When a notable woman says, "I am not a feminist but" she is trying to avoid the feminist label because it's widely associated with gender feminism and not equity feminism.

Gender feminists generally do not self-identify as gender feminists, they simply consider themselves "feminists." They have every reason to do so. They of course wish to claim the mantle of feminism generally, and may honestly believe that equity feminism does not represent feminists or women. But I'm sure there are others who realize that by calling themselves feminists they are getting the good-will mantle that traditional feminism ... i.e., equity feminism ... has earned, even though much of what they advocate is not what would be considered equity feminism.

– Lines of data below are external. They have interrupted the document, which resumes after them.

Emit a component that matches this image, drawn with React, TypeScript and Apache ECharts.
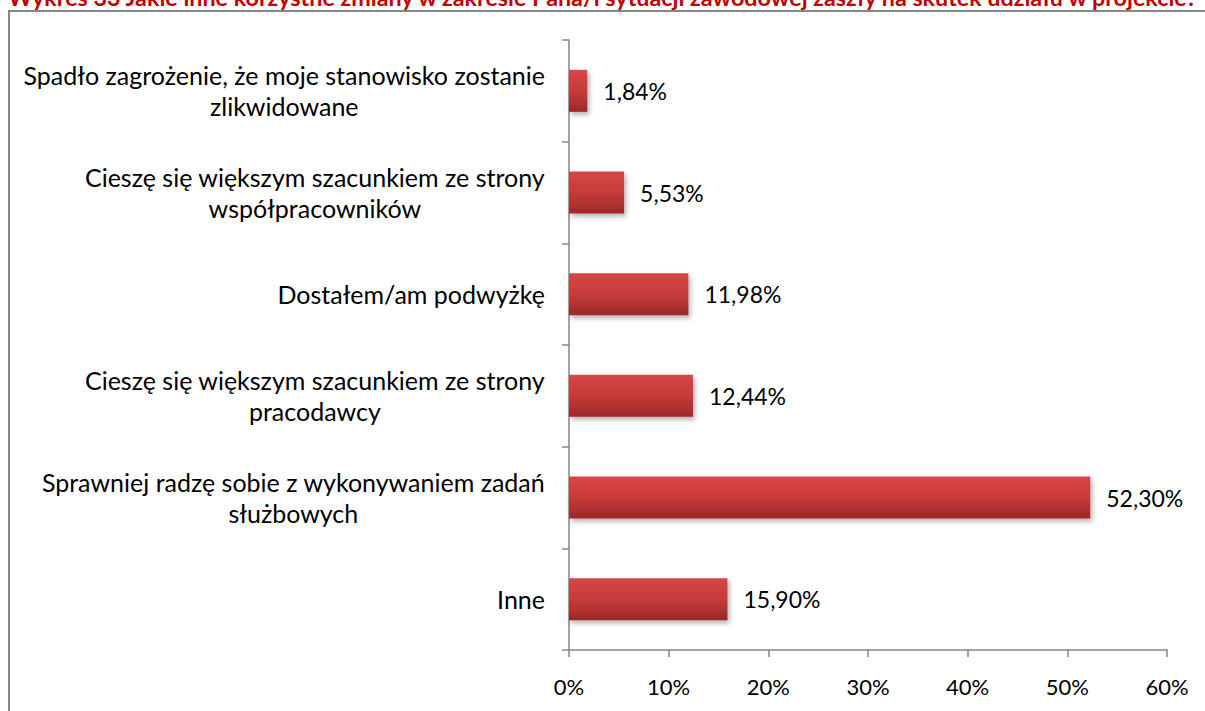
import React, { useEffect, useRef } from "react";
import * as echarts from "echarts";

const TITLE =
  "Wykres 33 Jakie inne korzystne zmiany w zakresie Pana/i sytuacji zawodowej zaszły na skutek udziału w projekcie?";

const categories = [
  "Spadło zagrożenie, że moje stanowisko zostanie\nzlikwidowane",
  "Cieszę się większym szacunkiem ze strony\nwspółpracowników",
  "Dostałem/am podwyżkę",
  "Cieszę się większym szacunkiem ze strony\npracodawcy",
  "Sprawniej radzę sobie z wykonywaniem zadań\nsłużbowych",
  "Inne",
];

const values = [1.84, 5.53, 11.98, 12.44, 52.3, 15.9];

const FONT = "Lato, 'Open Sans', sans-serif";

export default function App() {
  const ref = useRef<HTMLDivElement>(null);

  useEffect(() => {
    document.body.style.margin = "0";
    const chart = echarts.init(ref.current!, null, { renderer: "svg" });
    chart.setOption({
      animation: false,
      backgroundColor: "#ffffff",
      graphic: [
        {
          type: "rect",
          shape: { x: 9, y: 11, width: 1300, height: 800 },
          style: { fill: "none", stroke: "#868686", lineWidth: 2 },
          silent: true,
          z: 0,
        },
        {
          type: "text",
          x: 8,
          y: -3,
          style: {
            text: TITLE,
            fill: "#c00000",
            font: "bold 23.3px " + FONT,
            textVerticalAlign: "middle",
          },
          z: 10,
        },
      ],
      grid: { left: 569, right: 38, top: 40, bottom: 61 },
      xAxis: {
        type: "value",
        min: 0,
        max: 60,
        interval: 10,
        axisLine: { show: true, lineStyle: { color: "#868686", width: 1.5 } },
        axisTick: { show: true, length: 7, lineStyle: { color: "#868686", width: 1.5 } },
        splitLine: { show: false },
        axisLabel: {
          formatter: (v: number) => v + "%",
          color: "#000",
          fontSize: 22,
          fontFamily: FONT,
          margin: 25,
        },
      },
      yAxis: {
        type: "category",
        inverse: true,
        data: categories,
        axisLine: { show: true, lineStyle: { color: "#868686", width: 1.5 } },
        axisTick: { show: true, length: 7, lineStyle: { color: "#868686", width: 1.5 } },
        axisLabel: {
          color: "#000",
          fontSize: 25,
          fontFamily: FONT,
          margin: 24,
          lineHeight: 31,
          formatter: (v: string) =>
            v
              .split("\n")
              .map((l) => "{c|" + l + "}")
              .join("\n"),
          rich: {
            c: {
              align: "center",
              color: "#000",
              fontSize: 25,
              fontFamily: FONT,
              lineHeight: 31,
            },
          },
        },
      },
      series: [
        {
          type: "bar",
          data: values,
          barWidth: 42,
          itemStyle: {
            color: new echarts.graphic.LinearGradient(0, 0, 0, 1, [
              { offset: 0, color: "#d84646" },
              { offset: 0.5, color: "#c73b3b" },
              { offset: 1, color: "#9c2828" },
            ]),
            shadowColor: "rgba(0,0,0,0.3)",
            shadowBlur: 5,
            shadowOffsetX: 2,
            shadowOffsetY: 3,
          },
          label: {
            show: true,
            position: "right",
            distance: 16,
            color: "#000",
            fontSize: 23,
            fontFamily: FONT,
            formatter: (p: any) => p.value.toFixed(2).replace(".", ",") + "%",
          },
        },
      ],
    });
    return () => chart.dispose();
  }, []);

  return (
    <div
      ref={ref}
      style={{ position: "absolute", left: 0, top: 0, width: 1205, height: 711 }}
    />
  );
}
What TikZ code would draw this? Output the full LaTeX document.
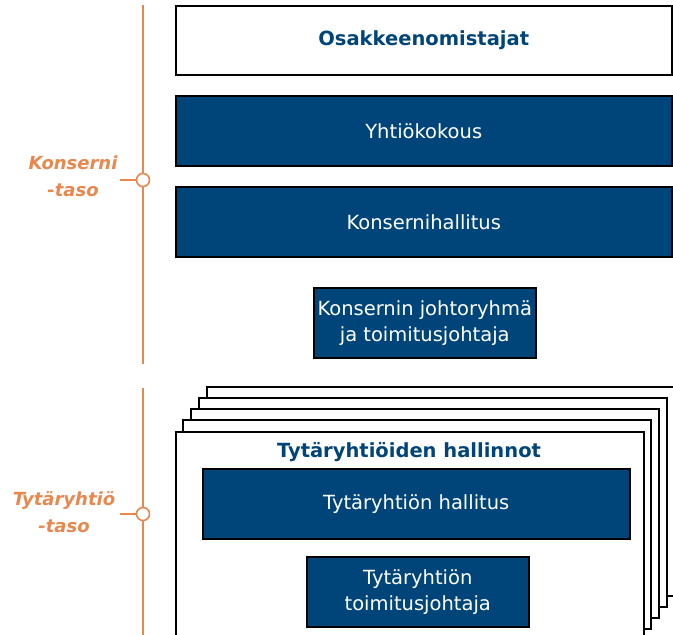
\documentclass[tikz,border=0pt]{standalone}
\usepackage{fontspec}
\setmainfont{DejaVu Sans}
\definecolor{navy}{HTML}{00457A}
\definecolor{orng}{HTML}{E8884F}
\begin{document}
\begin{tikzpicture}[x=1pt,y=-1pt,
  bluebox/.style={draw=black,line width=1.5pt,fill=navy,text=white,font=\fontsize{19.5}{26}\selectfont,align=center,inner sep=0pt},
  whitebox/.style={draw=black,line width=1.5pt,fill=white,text=navy,font=\fontsize{19.5}{26}\selectfont\bfseries,inner sep=0pt},
  page/.style={draw=black,line width=1.5pt,fill=white},
  lvl/.style={draw=orng,line width=1.6pt},
  lvldot/.style={circle,draw=orng,line width=1.6pt,fill=white,minimum size=13pt,inner sep=0pt},
  lvllabel/.style={text=orng,font=\fontsize{18}{27}\selectfont\bfseries\itshape,align=center}]
\useasboundingbox (0,0) rectangle (673,635);
% top level
\node[whitebox,minimum width=496pt,minimum height=69pt,anchor=north west] (osak) at (175,5) {Osakkeenomistajat};
\node[bluebox,minimum width=496pt,minimum height=70pt,anchor=north west] (yht) at (175,95) {Yhtiökokous};
\node[bluebox,minimum width=496pt,minimum height=70pt,anchor=north west] (kh) at (175,186) {Konsernihallitus};
\node[bluebox,minimum width=222pt,minimum height=70pt,anchor=north west] (kj) at (313,287) {Konsernin johtoryhmä\\ja toimitusjohtaja};
% stacked pages
\begin{scope}
\clip (0,0) rectangle (673,635);
\foreach \k in {4,3,2,1} {
  \draw[page] ({175+8*\k},{431-11*\k}) rectangle ({643+8*\k},{640-11*\k});
}
\node[page,anchor=north west,minimum width=468pt,minimum height=215pt,inner sep=0pt] (front) at (175,431) {};
\end{scope}
\node[text=navy,font=\fontsize{19.5}{26}\selectfont\bfseries] (tyh) at (409,452) {Tytäryhtiöiden hallinnot};
\node[bluebox,minimum width=427pt,minimum height=70pt,anchor=north west] (th) at (202,468) {Tytäryhtiön hallitus};
\node[bluebox,minimum width=222pt,minimum height=70pt,anchor=north west] (tt) at (306,556) {Tytäryhtiön\\toimitusjohtaja};
% levels
\coordinate (l1t) at (143,5);
\coordinate (l1b) at (143,364);
\node[lvldot] (d1) at (143,180) {};
\coordinate (t1) at (120,180);
\draw[lvl] (l1t) -- (d1.north);
\draw[lvl] (d1.south) -- (l1b);
\draw[lvl] (t1) -- (d1.west);
\node[lvllabel] (lab1) at (73,176) {Konserni\\-taso};
\coordinate (l2t) at (143,388);
\coordinate (l2b) at (143,635);
\node[lvldot] (d2) at (143,514) {};
\coordinate (t2) at (120,514);
\draw[lvl] (l2t) -- (d2.north);
\draw[lvl] (d2.south) -- (l2b);
\draw[lvl] (t2) -- (d2.west);
\node[lvllabel] (lab2) at (64,512) {Tytäryhtiö\\-taso};
\end{tikzpicture}
\end{document}
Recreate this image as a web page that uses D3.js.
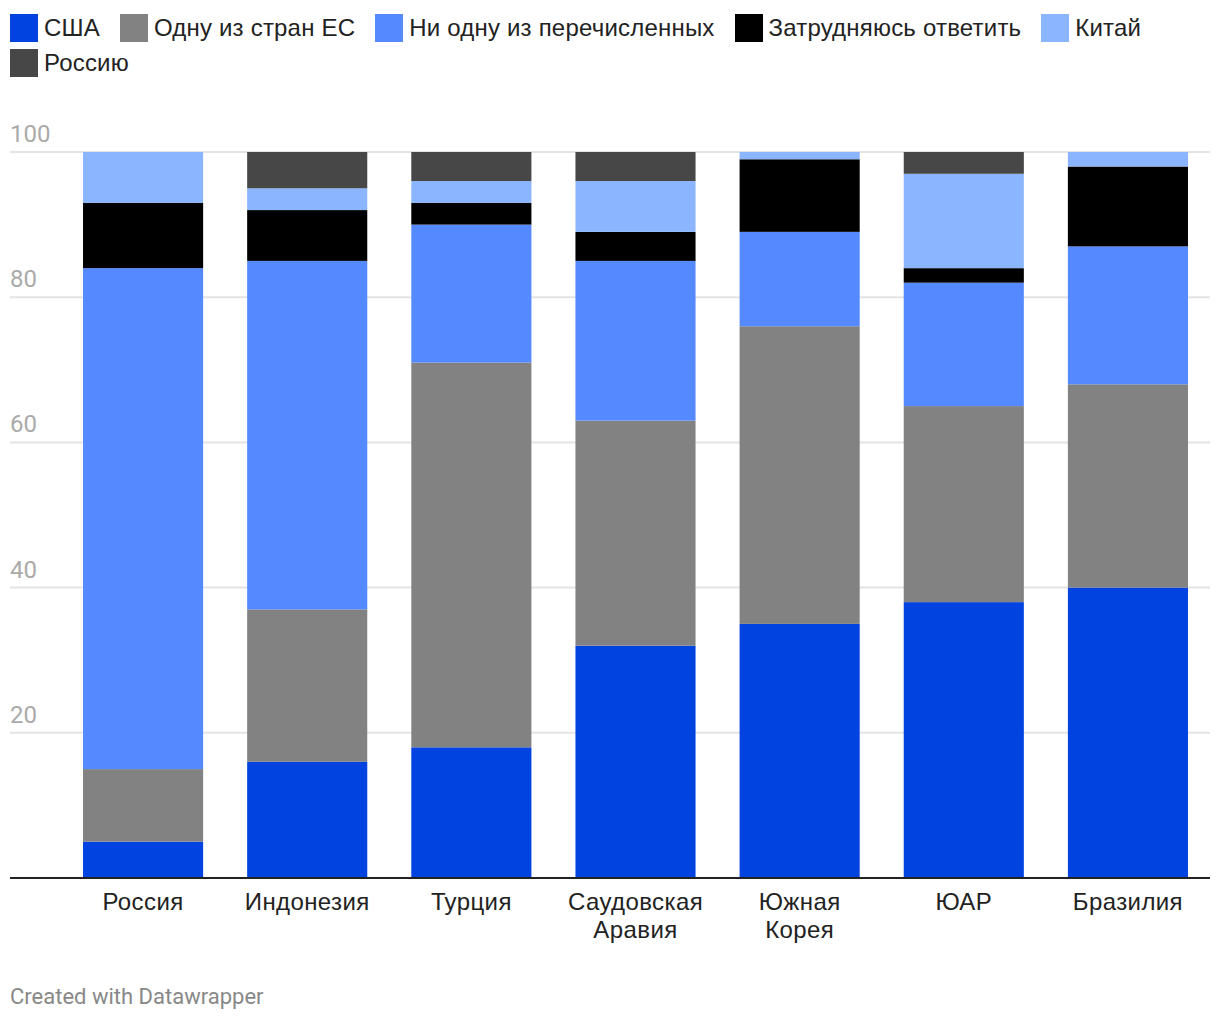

The thing to know now is, there really are two kinds of feminists: equity feminists and gender feminists. The vast majority of women who call themselves "feminists" have not given it that much thought and assume that everyone understands that they are equity feminists, which is what they assume themselves to be. There is a smaller group of feminists who HAVE given it a lot of thought and consider themselves equity feminists with complete understanding of what they are talking about. There is a much smaller group of gender feminists, mostly in academia, who call themselves feminists, too, but basically they are all about hating on men.

Both sides call themselves feminists, but it behooves you to know the difference, because one is basically benign, and one is basically malign, in terms of advancing human freedom. And the gender feminists have once again hooked up with the moral conservatives. This relates directly to my earlier post on the new wave of censorship. More about that later.


felipe millan said...

dude, although i dont think porn as a gender is anti-feminist per se, in which we agree, i really think you should get more accurate in the terms your using to configure your argument. your description of gender feminism is not only vague, simplified and "cartoonized", but is also fictitious in the sense that there is not such a thing as an heterogeneous group of feminist intellectuals that call themselves "gender feminists"... in particular, those feminists that believes in the abolition of gender cannot be simply called myso-centric! for more in the radicalization of feminism throughout anarcho feminism, there's a short and simple text from Carol Ehrlich calles socialism, anarchism and feminism.

i'm sorry about my english

Pat Powers said...

Your English is fine. English is the only language I got, I would have no business criticizing yours anyway.

If you have a better term than gender feminism I'd like to hear it. I agree the term as defined is weighted agaisnt gender feminists and toward equity feminists, but what else have we got? Just letting gender feminists identify themselves as generic feminists is giving up the game.